Scouting for potato leafhoppers in alfalfa
Know your options for insect control prior to a problem.
June 18, 2012 - Author: Phil Kaatz, Michigan State University Extension
Reports of potato leafhoppers in alfalfa are a sure sign that summer weather is here. The potato leafhopper is a pesky insect that makes its way north every summer by hitching a ride in late May or early June on weather fronts that begin in the Gulf States. Generally, dryer weather conditions will enhance damage as a result of the feeding on plants.
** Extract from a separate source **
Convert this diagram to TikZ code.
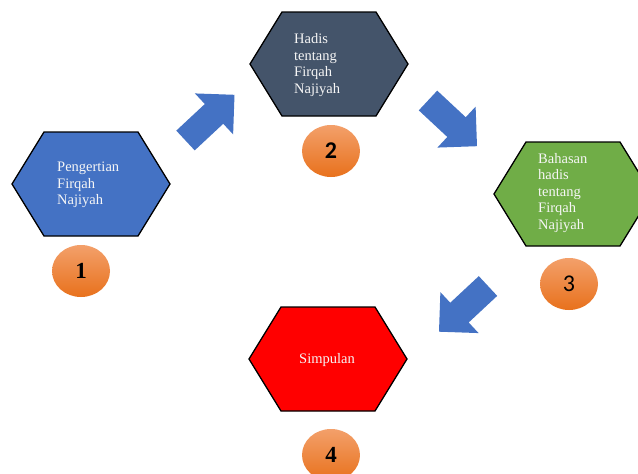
\documentclass[tikz,border=0pt]{standalone}
\usepackage{fontspec}
\setmainfont{Liberation Serif}
\newfontfamily\carlito{Carlito}
\usetikzlibrary{shapes.geometric}
\definecolor{hexblue}{HTML}{4472C4}
\definecolor{hexslate}{HTML}{44546A}
\definecolor{hexgreen}{HTML}{70AD47}
\definecolor{hexred}{HTML}{FF0000}
\definecolor{arrowblue}{HTML}{4472C4}
\definecolor{orgtop}{HTML}{F3A06A}
\definecolor{orgbot}{HTML}{E8711C}
\definecolor{txtwhite}{HTML}{F6F6F6}
\tikzset{
  hexline/.style={draw=black, line width=1.3pt, line join=miter},
  hextext/.style={text=txtwhite, align=left, inner sep=0pt,
    font=\fontsize{14.5}{16.5}\selectfont},
  badge/.style={ellipse, minimum width=58pt, minimum height=52pt, inner sep=0pt,
    top color=orgtop, bottom color=orgbot, draw=none, text=black},
  blockarrow/.style={fill=arrowblue, draw=none}
}
% hexagon: center x, center y, fill colour
\newcommand{\myhex}[3]{%
  \path[hexline, fill=#3] ({#1-79},#2) -- ({#1-47},{#2-52}) -- ({#1+47},{#2-52})
    -- ({#1+79},#2) -- ({#1+47},{#2+52}) -- ({#1-47},{#2+52}) -- cycle;}
% block arrow: tail x, tail y, angle
\newcommand{\myarrow}[3]{%
  \begin{scope}[shift={(#1,#2)}, rotate=#3]
    \path[blockarrow] (0,-13.5) -- (39,-13.5) -- (39,-28) -- (67,0)
      -- (39,28) -- (39,13.5) -- (0,13.5) -- cycle;
  \end{scope}}
\begin{document}
\begin{tikzpicture}[x=1pt,y=-1pt]
\useasboundingbox (0,0) rectangle (638,474);
\fill[white] (0,0) rectangle (638,474);

% hexagons
\myhex{91}{184}{hexblue}
\myhex{329}{64}{hexslate}
\myhex{573}{194}{hexgreen}
\myhex{328}{359}{hexred}

% texts
\node[hextext, anchor=west] (t1) at (57,185) {Pengertian\\Firqah\\Najiyah};
\node[hextext, anchor=west] (t2) at (294,65) {Hadis\\tentang\\Firqah\\Najiyah};
\node[hextext, anchor=west] (t3) at (538,193) {Bahasan\\hadis\\tentang\\Firqah\\Najiyah};
\node[hextext, anchor=center] (t4) at (327,360) {Simpulan};

% badges
\node[badge, font=\fontsize{23}{23}\selectfont\bfseries] (n1) at (81,271) {1};
\node[badge, font=\carlito\fontsize{24}{24}\selectfont\bfseries] (n2) at (331,151) {2};
\node[badge, font=\carlito\fontsize{24}{24}\selectfont] (n3) at (569,284) {3};
\node[badge, font=\fontsize{23}{23}\selectfont\bfseries] (n4) at (331,455) {4};

% arrows
\myarrow{185.5}{140.5}{43}
\myarrow{428}{100.5}{-43}
\myarrow{488}{286}{223}
\end{tikzpicture}
\end{document}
The potato leafhopper adults are small, bright green, torpedo-shaped insects that can fly. Females lay eggs inside alfalfa stems with nymphs hatching in seven to 10 days and reach adult stage in two to three weeks. There are several overlapping generations per summer. The nymphs will actively feed immediately after hatching. Both the adults and nymphs are active feeders. They will inject toxic saliva into the plant and suck plant sap juices, resulting in a V-shaped wedge at the edge of the leaflet. The yellowing hopper burn as a result of the feeding may look like drought conditions or a nutrient deficiency.
Adult potato leafhopper (about 0.25 inches long).
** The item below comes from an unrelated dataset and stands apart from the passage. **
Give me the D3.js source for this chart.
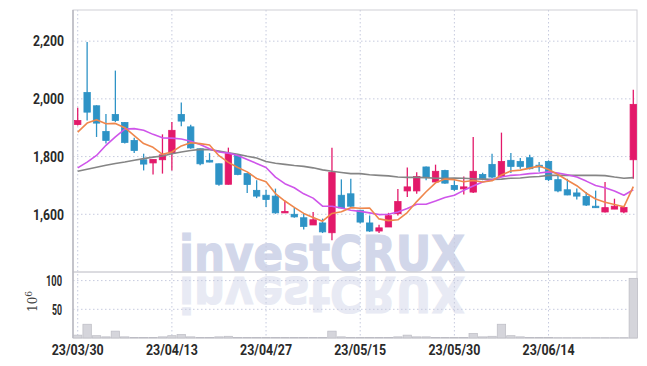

When scouting fields, consider the options for managing this insect pest that include biological (fungal pathogens), cultural (timely cutting) and chemical (insecticides) controls. Many alfalfa varieties are available that have potato leafhopper resistance. For a list of available resistant varieties, go to the MSU Forage Varieties for Michigan in 2011. Thresholds for control vary with the size of the alfalfa regrowth. Second and third cutting alfalfa are normally the cuttings of most concern.
MSU recommendations for potato leafhopper thresholds
The recommendations vary with plant height in inches:
- Under 3 inches = 20 adult potato leafhopper s per 100 sweeps
- 3 to 8 inches = 50 adult potato leafhoppers per 100 sweeps
- 8 to 12 inches = 100 adults or nymphs per 100 sweeps
- Over 12 inches = 200 adults or nymphs per 100 sweeps
Scouting should start in early June through August. Insecticide residues can vary in length of time and are usually between three and 14 days. If a chemical control is used as an option for control, always follow label recommendations and consider pre-harvest intervals (PHI).
For a list of registered insecticides, go to the MSU Extension Bulletin E-1582, Insect, Nematode and Disease Control in Michigan Field Crops.